### TASK DESCRIPTION
Leave out the pictures and restate the rest of the data exactly.

■ ■ ■

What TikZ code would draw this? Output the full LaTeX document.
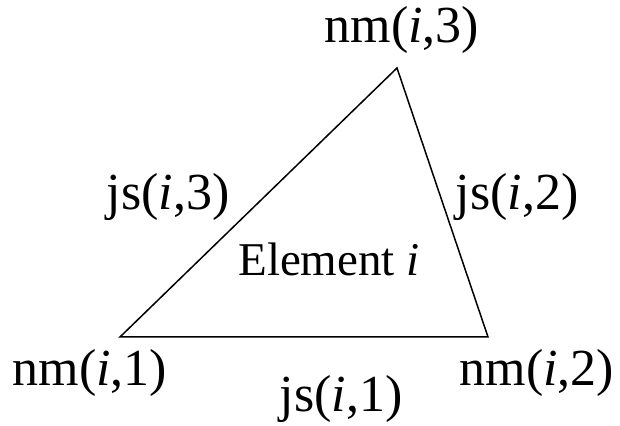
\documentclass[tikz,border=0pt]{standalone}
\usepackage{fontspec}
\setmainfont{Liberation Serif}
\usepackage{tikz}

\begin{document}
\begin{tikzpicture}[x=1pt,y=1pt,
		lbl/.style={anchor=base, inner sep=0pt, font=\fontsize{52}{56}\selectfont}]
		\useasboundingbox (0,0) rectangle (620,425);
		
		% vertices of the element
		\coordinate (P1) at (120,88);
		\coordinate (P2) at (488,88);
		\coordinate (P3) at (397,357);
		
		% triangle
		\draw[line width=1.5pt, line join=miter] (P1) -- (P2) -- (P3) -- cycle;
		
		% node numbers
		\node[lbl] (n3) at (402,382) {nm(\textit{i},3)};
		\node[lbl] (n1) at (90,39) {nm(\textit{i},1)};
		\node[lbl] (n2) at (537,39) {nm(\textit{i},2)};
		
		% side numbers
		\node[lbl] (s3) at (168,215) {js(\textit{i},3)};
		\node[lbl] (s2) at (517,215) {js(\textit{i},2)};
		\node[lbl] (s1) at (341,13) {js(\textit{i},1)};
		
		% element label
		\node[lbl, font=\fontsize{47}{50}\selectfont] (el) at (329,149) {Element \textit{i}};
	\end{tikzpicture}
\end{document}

■ ■ ■

### THE ANSWER
What TikZ code would draw this? Output the full LaTeX document.
\documentclass[tikz,border=0pt]{standalone}
\usepackage{fontspec}
\setmainfont{Liberation Serif}
\usepackage{tikz}

\begin{document}
\begin{tikzpicture}[x=1pt,y=1pt,
		lbl/.style={anchor=base, inner sep=0pt, font=\fontsize{52}{56}\selectfont}]
		\useasboundingbox (0,0) rectangle (620,425);
		
		% vertices of the element
		\coordinate (P1) at (120,88);
		\coordinate (P2) at (488,88);
		\coordinate (P3) at (397,357);
		
		% triangle
		\draw[line width=1.5pt, line join=miter] (P1) -- (P2) -- (P3) -- cycle;
		
		% node numbers
		\node[lbl] (n3) at (402,382) {nm(\textit{i},3)};
		\node[lbl] (n1) at (90,39) {nm(\textit{i},1)};
		\node[lbl] (n2) at (537,39) {nm(\textit{i},2)};
		
		% side numbers
		\node[lbl] (s3) at (168,215) {js(\textit{i},3)};
		\node[lbl] (s2) at (517,215) {js(\textit{i},2)};
		\node[lbl] (s1) at (341,13) {js(\textit{i},1)};
		
		% element label
		\node[lbl, font=\fontsize{47}{50}\selectfont] (el) at (329,149) {Element \textit{i}};
	\end{tikzpicture}
\end{document}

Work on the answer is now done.